Seohong Park, a researcher at the Berkeley AI Research lab, has published a blog post proposing a third paradigm for value learning in reinforcement learning — divide and conquer — as an alternative to temporal difference (TD) learning and Monte Carlo estimation. The approach reduces the number of Bellman recursions logarithmically rather than linearly, according to the post, and is framed as a response to the difficulty of scaling off-policy RL to long-horizon tasks.
Off-policy RL allows a model to learn from previously collected data rather than requiring fresh experience from the current policy, which matters in domains such as robotics and healthcare where data collection is expensive. The dominant off-policy algorithm is Q-learning, built on TD learning.
The problem with TD learning
TD learning updates value estimates using the Bellman equation: the current Q-value is updated toward the immediate reward plus the discounted maximum Q-value of the next state. The post identifies bootstrapping as the core problem: error in the next state’s estimate propagates into the current state’s estimate, and over a long horizon those errors accumulate through every step of the recursion.
The standard mitigation is $n$-step TD learning, which uses actual observed returns for the first $n$ steps before switching to bootstrapped values. The post acknowledges this “often works well” but characterizes it as “highly unsatisfactory”: it reduces Bellman recursions only by a constant factor $n$, not fundamentally, and as $n$ increases, variance and suboptimality both grow.
The post states that “as of 2025, we have reasonably good recipes for scaling up on-policy RL,” but that “we still haven’t found a ‘scalable’ off-policy RL algorithm that scales well to complex, long-horizon tasks.”
The divide-and-conquer approach
The divide-and-conquer approach — which the post calls Transitive RL (TRL) — updates value estimates by splitting a trajectory into two equal-length segments and combining their values to estimate the value of the full trajectory. The post claims this reduces the number of Bellman recursions logarithmically rather than linearly.
The mathematical structure that enables this in goal-conditioned RL is the triangle inequality. If $d^*(s, g)$ denotes the temporal distance between state $s$ and goal state $g$, then for any intermediate state $w$:
$$d^(s, g) \leq d^(s, w) + d^*(w, g)$$
Translated into value function terms, this gives a transitive update rule: $V(s, g)$ can be updated using $V(s, w)$ and $V(w, g)$, where $w$ is a subgoal on the path.
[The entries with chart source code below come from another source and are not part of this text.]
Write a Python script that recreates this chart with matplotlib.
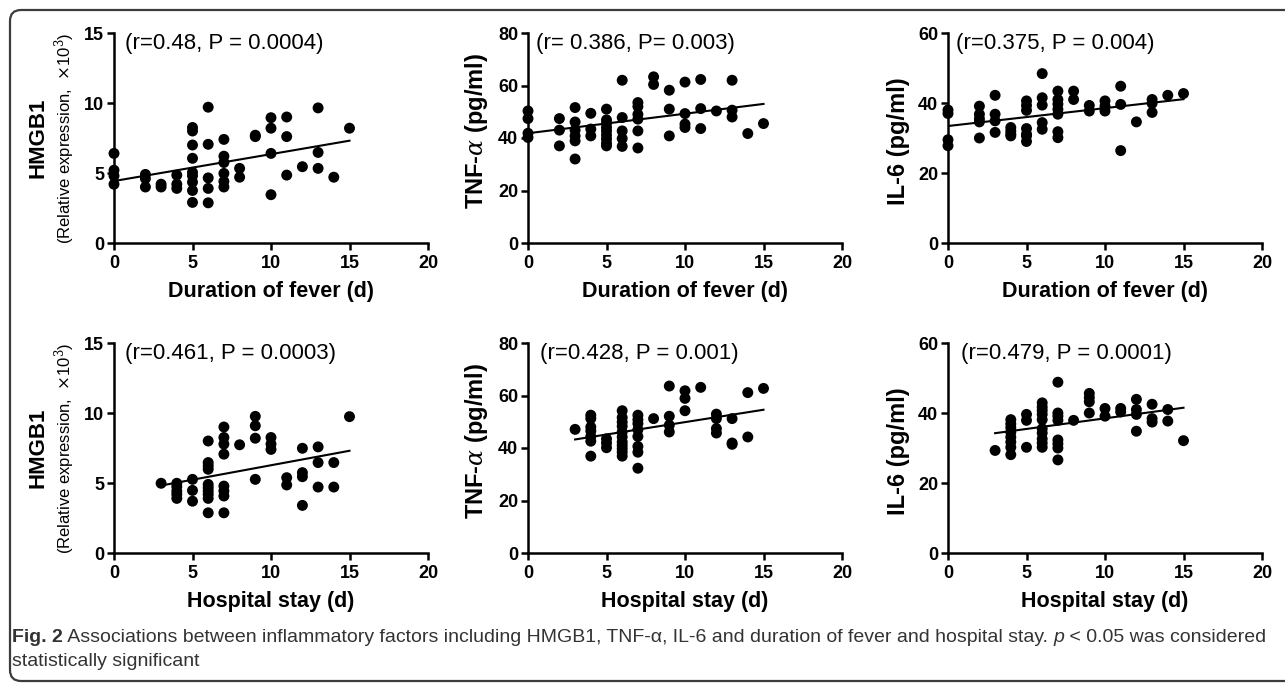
import matplotlib
matplotlib.use("Agg")
import matplotlib.pyplot as plt
import numpy as np
from matplotlib.patches import FancyBboxPatch
from matplotlib.transforms import IdentityTransform

plt.rcParams["font.family"] = ["Liberation Sans", "DejaVu Sans"]
plt.rcParams["mathtext.fontset"] = "dejavuserif"

# ---- data ----
fever_hmgb1_x = [0, 0, 0, 0, 2, 2, 2, 3, 3, 4, 4, 4,
                 5, 5, 5, 5, 5, 5, 5, 5, 5, 6, 6, 6, 6, 6,
                 7, 7, 7, 7, 7, 7, 8, 8, 9, 9, 10, 10, 10, 10,
                 11, 11, 11, 12, 13, 13, 13, 14, 15]
fever_hmgb1_y = [6.4, 5.2, 4.8, 4.2, 4.9, 4.6, 4.0, 4.2, 4.0, 4.85, 4.2, 3.9,
                 8.25, 8.0, 7.0, 6.05, 5.05, 4.8, 4.35, 3.75, 2.9, 9.7, 7.05, 4.65, 3.9, 2.87,
                 7.4, 6.2, 5.75, 4.97, 4.4, 4.0, 5.33, 4.7, 7.7, 7.6, 8.95, 8.2, 6.4, 3.45,
                 9.0, 7.6, 4.85, 5.45, 9.65, 6.47, 5.33, 4.7, 8.2]

fever_tnf_x = [0, 0, 0, 0, 2, 2, 2, 3, 3, 3, 3, 3, 3, 4, 4, 4,
               5, 5, 5, 5, 5, 5, 5, 5, 5, 6, 6, 6, 6, 6,
               7, 7, 7, 7, 7, 7, 8, 8, 9, 9, 9, 10, 10, 10, 10,
               11, 11, 11, 12, 13, 13, 13, 14, 15]
fever_tnf_y = [50.3, 47.4, 41.8, 40.2, 47.4, 43.0, 37.0, 51.6, 46.1, 43.0, 40.8, 38.9, 32.0,
               49.4, 43.4, 40.8,
               51.0, 46.9, 45.6, 44.0, 42.7, 41.1, 39.6, 38.0, 37.0, 62.0, 47.8, 42.7, 39.8, 36.8,
               53.5, 52.0, 49.0, 47.2, 42.7, 36.2, 63.3, 60.4, 58.2, 51.0, 40.8,
               61.3, 49.3, 45.3, 44.0, 62.3, 51.2, 43.6, 50.3, 62.0, 50.6, 48.0, 41.7, 45.5]

fever_il6_x = [0, 0, 0, 0, 2, 2, 2, 2, 2, 3, 3, 3, 3, 4, 4, 4, 4,
               5, 5, 5, 5, 5, 5, 5, 6, 6, 6, 6, 6,
               7, 7, 7, 7, 7, 7, 7, 8, 8, 9, 9, 10, 10, 10,
               11, 11, 11, 12, 13, 13, 13, 14, 15]
fever_il6_y = [38.0, 37.0, 29.5, 27.8, 39.1, 36.8, 35.5, 34.6, 30.0, 42.2, 36.8, 34.9, 31.6,
               33.0, 32.0, 31.1, 30.6,
               40.6, 39.3, 37.9, 32.7, 31.1, 30.6, 29.0, 48.4, 41.5, 39.4, 34.4, 32.5,
               43.4, 41.0, 39.7, 38.2, 36.8, 31.8, 30.1, 43.4, 41.0, 39.3, 37.7,
               40.6, 39.1, 37.7, 44.8, 39.6, 26.4, 34.6, 41.0, 39.9, 37.3, 42.2, 42.7]

stay_hmgb1_x = [3, 4, 4, 4, 4, 4, 5, 5, 5,
                6, 6, 6, 6, 6, 6, 6, 6, 6, 6,
                7, 7, 7, 7, 7, 7, 7, 7, 8, 9, 9, 9, 9, 10, 10, 10,
                11, 11, 12, 12, 12, 12, 13, 13, 13, 14, 14, 15]
stay_hmgb1_y = [4.98, 4.98, 4.74, 4.43, 4.19, 3.9, 5.26, 4.47, 3.7,
                8.0, 6.46, 6.22, 5.98, 4.9, 4.67, 4.43, 4.19, 3.9, 2.87,
                9.0, 8.25, 7.78, 7.06, 4.78, 4.43, 4.07, 2.87, 7.73,
                9.76, 9.09, 8.2, 5.26, 8.25, 7.78, 7.4,
                5.38, 4.86, 7.48, 5.74, 5.45, 3.4, 7.58, 6.46, 4.71, 6.46, 4.71, 9.74]

stay_tnf_x = [3, 4, 4, 4, 4, 4, 4, 4, 5, 5, 5,
              6, 6, 6, 6, 6, 6, 6, 6, 6, 6, 6,
              7, 7, 7, 7, 7, 7, 7, 7, 8, 9, 9, 9, 9, 10, 10, 10, 11,
              12, 12, 12, 12, 13, 13, 13, 14, 14, 15]
stay_tnf_y = [47.1, 52.5, 51.2, 48.0, 46.5, 44.4, 42.6, 36.9, 43.5, 41.9, 40.1,
              54.2, 51.6, 49.9, 48.3, 46.1, 44.2, 42.3, 41.0, 39.7, 38.4, 36.9,
              52.5, 50.8, 49.3, 47.0, 44.4, 40.6, 38.4, 32.3, 51.2,
              63.6, 52.1, 48.7, 46.1, 61.8, 58.9, 54.2, 63.1,
              52.9, 51.2, 47.4, 45.7, 51.2, 41.9, 41.4, 61.1, 44.2, 62.7]

stay_il6_x = [3, 4, 4, 4, 4, 4, 4, 4, 4, 5, 5, 5,
              6, 6, 6, 6, 6, 6, 6, 6, 6, 6,
              7, 7, 7, 7, 7, 7, 7, 7, 8, 9, 9, 9, 9, 10, 10, 11, 11,
              12, 12, 12, 12, 13, 13, 13, 14, 14, 15]
stay_il6_y = [29.3, 38.1, 36.9, 35.8, 34.5, 33.1, 31.7, 30.2, 28.1, 39.6, 37.9, 30.2,
              42.9, 41.7, 40.7, 39.6, 38.1, 35.5, 34.3, 32.6, 31.4, 30.2,
              48.8, 40.0, 39.1, 37.9, 32.3, 31.2, 30.0, 26.6, 37.9,
              45.6, 44.4, 43.2, 40.0, 41.3, 39.1, 41.3, 40.3,
              43.9, 41.0, 39.6, 34.8, 42.5, 38.4, 37.4, 41.0, 37.7, 32.1]

stats_text = ["(r=0.48, P = 0.0004)", "(r= 0.386, P= 0.003)", "(r=0.375, P = 0.004)",
              "(r=0.461, P = 0.0003)", "(r=0.428, P = 0.001)", "(r=0.479, P = 0.0001)"]
x_labels = ["Duration of fever (d)", "Hospital stay (d)"]
y_labels = ["HMGB1", r"TNF-$\alpha$ (pg/ml)", "IL-6 (pg/ml)"]
y_limits = [15, 80, 60]
y_steps = [5, 20, 20]

panels = [
    (fever_hmgb1_x, fever_hmgb1_y), (fever_tnf_x, fever_tnf_y), (fever_il6_x, fever_il6_y),
    (stay_hmgb1_x, stay_hmgb1_y), (stay_tnf_x, stay_tnf_y), (stay_il6_x, stay_il6_y),
]

W, H = 1285, 683
fig = plt.figure(figsize=(W / 100, H / 100), dpi=100)

# frame around the whole figure
frame = FancyBboxPatch((10, 2), 1320, 671, boxstyle="round,pad=0,rounding_size=11",
                       transform=IdentityTransform(), fill=False,
                       edgecolor="#3c3c3c", linewidth=1.6)
fig.add_artist(frame)

col_left = [114, 528, 948]
row_top = [33, 343]
ax_w, ax_h = 314, 210
text_dx = [11, 8, 8, 11, 12, 13]
label_dx = [0, 51, 49]
label_dy = [0, 7, -3]

for i, (xs, ys) in enumerate(panels):
    r, c = divmod(i, 3)
    left = col_left[c] / W
    bottom = 1 - (row_top[r] + ax_h) / H
    ax = fig.add_axes([left, bottom, ax_w / W, ax_h / H])

    xs = np.asarray(xs, dtype=float)
    ys = np.asarray(ys, dtype=float)
    ax.scatter(xs, ys, s=62, color="black", edgecolors="none", clip_on=False, zorder=3)

    slope, intercept = np.polyfit(xs, ys, 1)
    fx = np.array([xs.min(), xs.max()])
    ax.plot(fx, slope * fx + intercept, color="black", lw=1.5, zorder=2)

    ax.set_xlim(0, 20)
    ax.set_ylim(0, y_limits[c])
    ax.set_xticks([0, 5, 10, 15, 20])
    ax.set_yticks(np.arange(0, y_limits[c] + 1, y_steps[c]))
    for side in ["top", "right"]:
        ax.spines[side].set_visible(False)
    for side in ["left", "bottom"]:
        ax.spines[side].set_linewidth(1.8)
    ax.tick_params(direction="out", length=5, width=1.8, pad=2, labelsize=13)
    for lab in ax.get_xticklabels() + ax.get_yticklabels():
        lab.set_fontweight("bold")
    ax.tick_params(axis="x", pad=4)

    ax.text(text_dx[i] / ax_w, 1 - 10 / ax_h, stats_text[i], transform=ax.transAxes,
            fontsize=16, ha="left", va="center")

    ax.text(0.5, -48 / ax_h, x_labels[r], transform=ax.transAxes, fontsize=15.5,
            fontweight="bold", ha="center", va="center")

    if c == 0:
        ax.text(-76 / ax_w, 0.5, y_labels[0], transform=ax.transAxes, rotation=90,
                fontsize=16, fontweight="bold", ha="center", va="center")
        ax.text(-49 / ax_w, 0.5, r"(Relative expression,  $\times$10$^{3}$)",
                transform=ax.transAxes, rotation=90, fontsize=12, ha="center", va="center")
    else:
        ax.text(-label_dx[c] / ax_w, 0.5 + label_dy[c] / ax_h, y_labels[c],
                transform=ax.transAxes, rotation=90,
                fontsize=17, fontweight="bold", ha="center", va="center")

# caption with mixed styles
cap_font = ["Liberation Sans", "DejaVu Sans"]
cap_color = "#333333"
cap_size = 14
line1 = [("Fig. 2", "bold", "normal"),
         (" Associations between inflammatory factors including HMGB1, TNF-\u03b1, IL-6 and "
          "duration of fever and hospital stay. ", "normal", "normal"),
         ("p", "normal", "italic"),
         (" < 0.05 was considered", "normal", "normal")]
line2 = [("statistically significant", "normal", "normal")]

fig.canvas.draw()
renderer = fig.canvas.get_renderer()
for y_px, parts in [(637, line1), (661, line2)]:
    x_px = 12
    for txt, weight, style in parts:
        t = fig.text(x_px / W, 1 - y_px / H, txt, fontsize=cap_size, fontweight=weight,
                     fontstyle=style, family=cap_font, color=cap_color, va="center", ha="left")
        bb = t.get_window_extent(renderer=renderer)
        x_px += bb.width

fig.savefig("out.png", dpi=100)
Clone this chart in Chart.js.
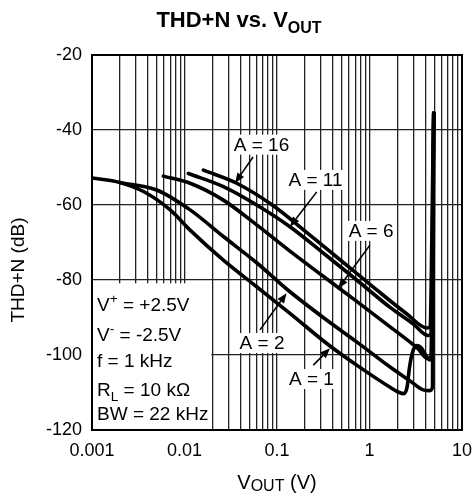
<!DOCTYPE html>
<html>
<head>
<meta charset="utf-8">
<script src="https://cdn.jsdelivr.net/npm/chart.js@4/dist/chart.umd.min.js"></script>
<style>
  html,body{margin:0;padding:0;background:#fff}
  #wrap{width:474px;height:499px}
</style>
</head>
<body>
<div id="wrap"><canvas id="thdChart" width="474" height="499"></canvas></div>
<script>
// THD+N vs VOUT
const decadeTicks = [0.001, 0.01, 0.1, 1, 10];
const yTicks = [-120, -100, -80, -60, -40, -20];

const a1V  = [0.001, 0.002, 0.0036, 0.007, 0.0115, 0.0263, 0.0603, 0.138, 0.374, 0.727, 1.67, 2.1, 2.35, 2.55, 2.7, 2.9, 3.2, 3.6, 4.1, 4.5, 4.7, 4.95];
const a1dB = [-52.8, -54.0, -56.4, -61.3, -66.7, -74.7, -81.8, -88.9, -97.6, -102.7, -108.6, -110.0, -110.3, -108.5, -103.5, -99.5, -97.5, -98.0, -100.2, -101.3, -101.0, -35.5];

const a2V  = [0.002, 0.005, 0.0115, 0.0263, 0.0603, 0.127, 0.316, 0.727, 1.67, 2.74, 3.8, 4.5, 4.8, 4.97];
const a2dB = [-54.0, -56.0, -61.3, -68.4, -75.4, -82.4, -90.0, -96.5, -103.2, -106.9, -109.3, -109.5, -108.5, -35.5];

const a6V  = [0.0059, 0.0115, 0.0263, 0.0603, 0.138, 0.316, 0.727, 1.67, 3.3, 4.3, 4.6, 4.95];
const a6dB = [-52.3, -54.2, -58.7, -65.3, -72.3, -79.0, -85.7, -92.5, -98.2, -101.0, -101.0, -35.5];

const a11V  = [0.011, 0.0263, 0.0603, 0.138, 0.316, 0.727, 1.67, 3.0, 4.3, 4.6, 4.95];
const a11dB = [-51.6, -55.1, -60.0, -65.8, -72.8, -80.0, -87.3, -91.8, -94.8, -94.5, -35.5];

const a16V  = [0.016, 0.0367, 0.0912, 0.209, 0.48, 1.1, 2.52, 4.2, 4.5, 4.93];
const a16dB = [-50.7, -54.2, -60.2, -67.3, -74.6, -81.9, -89.0, -92.8, -92.5, -35.5];

// curve labels: text, label centre (V, dB), arrow from/to (V, dB)
const curveLabels = [
  {text:'A = 16', at:[0.068, -43.9],  from:[0.0551, -47.2], to:[0.0352, -54.1]},
  {text:'A = 11', at:[0.261, -53.3],  from:[0.269, -56.5],  to:[0.138, -65.8]},
  {text:'A = 6',  at:[1.04, -66.9],   from:[1.01, -70.7],   to:[0.46, -82.2]},
  {text:'A = 2',  at:[0.0689, -96.8], from:[0.0655, -93.3], to:[0.127, -83.5]},
  {text:'A = 1',  at:[0.236, -106.4], from:[0.247, -102.7], to:[0.374, -98.2]}
];

// conditions box text, one baseline (dB) per line
const condLines = [
  {dB:-88.3,  parts:[{t:'V'},{t:'+',sup:true},{t:' = +2.5V'}]},
  {dB:-96.3,  parts:[{t:'V'},{t:'-',sup:true},{t:' = -2.5V'}]},
  {dB:-103.2, parts:[{t:'f = 1 kHz'}]},
  {dB:-110.9, parts:[{t:'R'},{t:'L',sub:true},{t:' = 10 k\u03A9'}]},
  {dB:-117.3, parts:[{t:'BW = 22 kHz'}]}
];
const condBox = {v0:0.001, v1:0.02, dB0:-120, dB1:-80.6};

const FONT = "'Liberation Sans', Arial, Helvetica, sans-serif";

const pts = (vs, ds) => vs.map((v,i)=>({x:v, y:ds[i]}));

// grid values 1..9 per decade
const gridVals = [];
decadeTicks.slice(0,-1).forEach(d=>{ for(let m=1;m<10;m++) gridVals.push(+(d*m).toPrecision(3)); });
gridVals.push(10);

function rich(ctx, parts, x, y, size, opts={}){
  const weight = opts.bold ? 'bold ' : '';
  const w = parts.map(p=>{
    const s = (p.sup||p.sub) ? (p.small||size*0.72) : size;
    ctx.font = weight + s + 'px ' + FONT;
    return ctx.measureText(p.t).width;
  });
  const total = w.reduce((a,b)=>a+b,0);
  let cx = opts.align==='center' ? x - total/2 : x;
  ctx.textBaseline = 'alphabetic';
  ctx.textAlign = 'left';
  parts.forEach((p,i)=>{
    const s = (p.sup||p.sub) ? (p.small||size*0.72) : size;
    ctx.font = weight + s + 'px ' + FONT;
    let dy = 0;
    if(p.sup) dy = -size*0.45;
    if(p.sub) dy = size*(p.drop||0.28);
    ctx.fillText(p.t, cx, y+dy);
    cx += w[i];
  });
  return total;
}

const decor = {
  id:'decor',
  beforeDatasetsDraw(chart){
    const {ctx, scales:{x,y}} = chart;
    ctx.save();
    ctx.fillStyle = '#fff';
    // conditions box covers the grid
    const bx0 = x.getPixelForValue(condBox.v0)+1, bx1 = x.getPixelForValue(condBox.v1)-1;
    const by0 = y.getPixelForValue(condBox.dB1)+1, by1 = y.getPixelForValue(condBox.dB0)-1;
    ctx.fillRect(bx0, by0, bx1-bx0, by1-by0);
    ctx.fillStyle = '#000';
    condLines.forEach(l=>{
      rich(ctx, l.parts, bx0+4, y.getPixelForValue(l.dB), 19);
    });
    // curve labels on white
    ctx.font = '19px ' + FONT;
    curveLabels.forEach(l=>{
      const px = x.getPixelForValue(l.at[0]), py = y.getPixelForValue(l.at[1]);
      const w = ctx.measureText(l.text).width;
      ctx.fillStyle = '#fff';
      ctx.fillRect(px - w/2 - 2, py - 10, w + 4, 20);
      ctx.fillStyle = '#000';
      ctx.textAlign = 'center';
      ctx.textBaseline = 'middle';
      ctx.fillText(l.text, px, py+1);
    });
    ctx.restore();
  },
  afterDatasetsDraw(chart){
    const {ctx, chartArea:a, scales:{x,y}} = chart;
    ctx.save();
    // arrows
    curveLabels.forEach(l=>{
      const x0 = x.getPixelForValue(l.from[0]), y0 = y.getPixelForValue(l.from[1]);
      const x1 = x.getPixelForValue(l.to[0]),   y1 = y.getPixelForValue(l.to[1]);
      const ang = Math.atan2(y1-y0, x1-x0), hl = 10, hw = 4;
      const bx = x1 - hl*Math.cos(ang), by = y1 - hl*Math.sin(ang);
      ctx.strokeStyle = '#000'; ctx.lineWidth = 1.6;
      ctx.beginPath(); ctx.moveTo(x0,y0); ctx.lineTo(bx,by); ctx.stroke();
      ctx.fillStyle = '#000';
      ctx.beginPath();
      ctx.moveTo(x1,y1);
      ctx.lineTo(bx + hw*Math.sin(ang), by - hw*Math.cos(ang));
      ctx.lineTo(bx - hw*Math.sin(ang), by + hw*Math.cos(ang));
      ctx.closePath(); ctx.fill();
    });
    // frame
    ctx.strokeStyle = '#000'; ctx.lineWidth = 2;
    ctx.strokeRect(a.left, a.top, a.right-a.left, a.bottom-a.top);
    ctx.restore();
  },
  afterDraw(chart){
    const {ctx, chartArea:a} = chart;
    ctx.save();
    ctx.fillStyle = '#000';
    rich(ctx, [{t:'THD+N vs. V'},{t:'OUT',sub:true,small:16,drop:0.25}], 239, 27, 22, {bold:true, align:'center'});
    rich(ctx, [{t:'V'},{t:'OUT',sub:true,small:16,drop:0.12},{t:' (V)'}], (a.left+a.right)/2, 489, 20, {align:'center'});
    ctx.translate(24, 270);
    ctx.rotate(-Math.PI/2);
    rich(ctx, [{t:'THD+N (dB)'}], 0, 0, 19, {align:'center'});
    ctx.restore();
  }
};

const line = (data) => ({
  data, borderColor:'#000', borderWidth:3.6, pointRadius:0,
  fill:false, cubicInterpolationMode:'monotone', borderCapStyle:'round', borderJoinStyle:'round'
});

new Chart(document.getElementById('thdChart'), {
  type:'line',
  data:{ datasets:[
    line(pts(a1V, a1dB)),
    line(pts(a2V, a2dB)),
    line(pts(a6V, a6dB)),
    line(pts(a11V, a11dB)),
    line(pts(a16V, a16dB))
  ]},
  options:{
    responsive:false, animation:false, devicePixelRatio:1,
    layout:{ padding:{left:0, top:55, right:12, bottom:0} },
    plugins:{ legend:{display:false}, tooltip:{enabled:false}, title:{display:false} },
    scales:{
      x:{
        type:'logarithmic', min:0.001, max:10,
        afterBuildTicks: ax => { ax.ticks = gridVals.map(v=>({value:v})); },
        afterFit: ax => { ax.height = 69; ax.paddingLeft = 0; ax.paddingRight = 0; },
        grid:{ color:'#222', lineWidth:1.3, drawTicks:false },
        border:{ color:'#000', width:2 },
        ticks:{ autoSkip:false, maxRotation:0, padding:10, color:'#000',
          font:{family:FONT, size:18},
          callback: v => decadeTicks.includes(v) ? String(v) : '' }
      },
      y:{
        min:-120, max:-20,
        afterBuildTicks: ax => { ax.ticks = yTicks.map(v=>({value:v})); },
        afterFit: ax => { ax.width = 92; },
        grid:{ color:'#222', lineWidth:1.3, drawTicks:false },
        border:{ color:'#000', width:2 },
        ticks:{ padding:10, color:'#000', font:{family:FONT, size:18} }
      }
    }
  },
  plugins:[decor]
});
</script>
</body>
</html>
The post describes this as “exactly the divide-and-conquer value update rule that we were looking for.”
The post also reports that TRL “matches the best TD-n on all tasks, without needing to set n,” based on experiments on OGBench, a benchmark for offline goal-conditioned RL.
The subgoal selection problem
Finding the optimal midpoint $w$ is a practical obstacle. In tabular settings, the post notes this reduces to the Floyd-Warshall shortest path algorithm. In continuous environments with large state spaces, exhaustive search is not feasible. The post describes this as the reason “previous works have struggled to scale up divide-and-conquer value learning, even though this idea has been around for decades,” tracing the approach to Kaelbling (1993).
The paper described in the post (arXiv:2510.22512), co-led with a collaborator the post refers to as Aditya, is described as making “meaningful progress toward realizing and scaling up this idea” in continuous settings. The post describes it as the first work to scale divide-and-conquer value learning to what it calls “highly complex tasks” in goal-conditioned RL, while acknowledging the demonstration is specific to that class of problems rather than arbitrary RL settings.
The post’s stated properties
The post argues that the approach has “all the nice properties we want in value learning” simultaneously: logarithmic error accumulation rather than linear, no hyperparameter equivalent to $n$-step TD, and no inherent bias toward suboptimality as the horizon grows. These properties are contrasted with both TD learning, which the post says accumulates error linearly, and Monte Carlo estimation, which the post characterizes as having low bias but high variance that scales poorly to long horizons.
Whether the approach generalizes beyond goal-conditioned RL settings remains, by the post’s own account, an open question.